Alexander Sokurov's simple but moving Russian film, Aleksandra, succeeds as a result of the strength of the leading actress, Galina Vishnevskay, who, according to a New York Times' film review, happens to be Rostropovich's wife. Galina Vishnevskay, a former opera star in her own right, joined her dissident husband in opposition to Soviet political and cultural policy and was eventually exiled for her troubles.
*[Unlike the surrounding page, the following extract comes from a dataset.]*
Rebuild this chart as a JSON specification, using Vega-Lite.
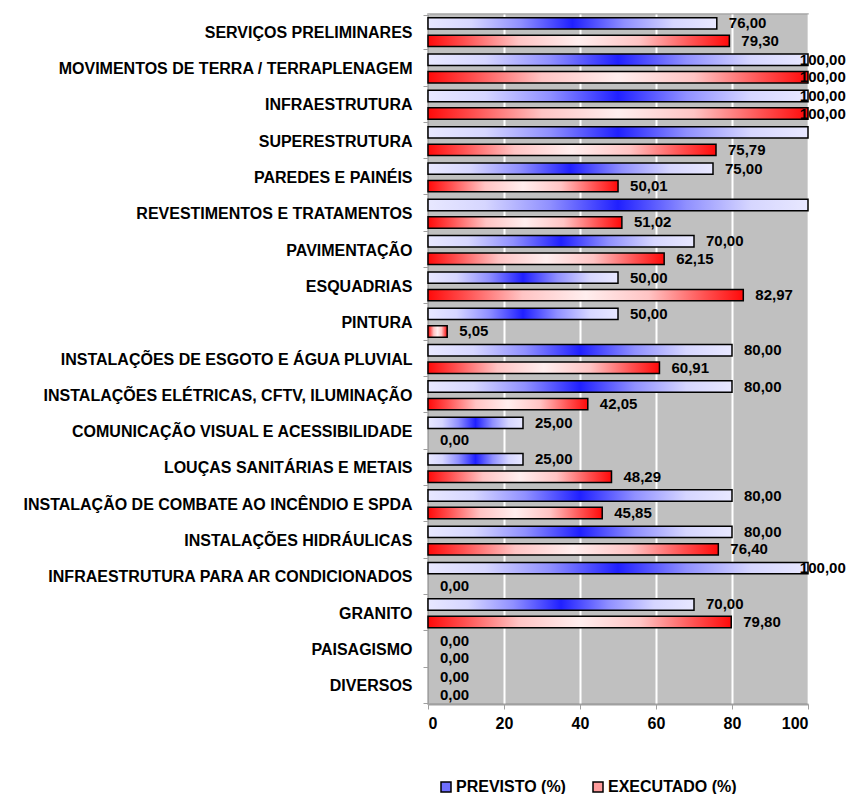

Vishnevskay plays a wizened grandmother who visits her officer grandson in Chechnya for ambiguous reasons. Sukorov is subtle enough to allow his leading lady to explore the war zone at her own pace, making human connections to her grandson, anonymous solders, and native Chechens, some of whom hang out listlessly outside of the Grozny military barracks, waiting for something that will surely never come.

The grandmother is strong, haughty, calm, and open to existential enlightenment if not already experienced it. Despite her age, she seems to have a capacity to fully engage everyone and everything she encounters. At one point, she picks up her son's automatic weapon and aims it, betraying not even a trace of diffidence or doubt about its deadly nature. At another point, she befriends Chechen women in the marketplace. Clearly, this is a woman with few illusions about life, a woman who is somehow "beyond good and evil," neither supportive of the war effort nor clearly opposed to it. Is her fatalism a result of her age? Does she hail from a military family? The film offers few answers. As the New York Times film review reminds us, we don't know why she has come to Chechnya. As a Russian, a woman, and an elderly person, she is an outsider in almost every respect. But her status as an outsider doesn't phase her. She is fearless, and elemental. This quality is demonstrated by her willingness to wait in trains or sit in dirt despite the efforts of the young soldiers to accomodate her.

In the end, Sokurov, director of the Russian Ark and many other films, has made a subtle film about a quintessentially Russian woman who fearlessly seeks the truth. While Sokurov doesn't attempt to explain the nature of that truth for his Russian viewers, he seems to be making the important point that this Russian truth can best be located in Grozny, Chechnya. And who can argue with that?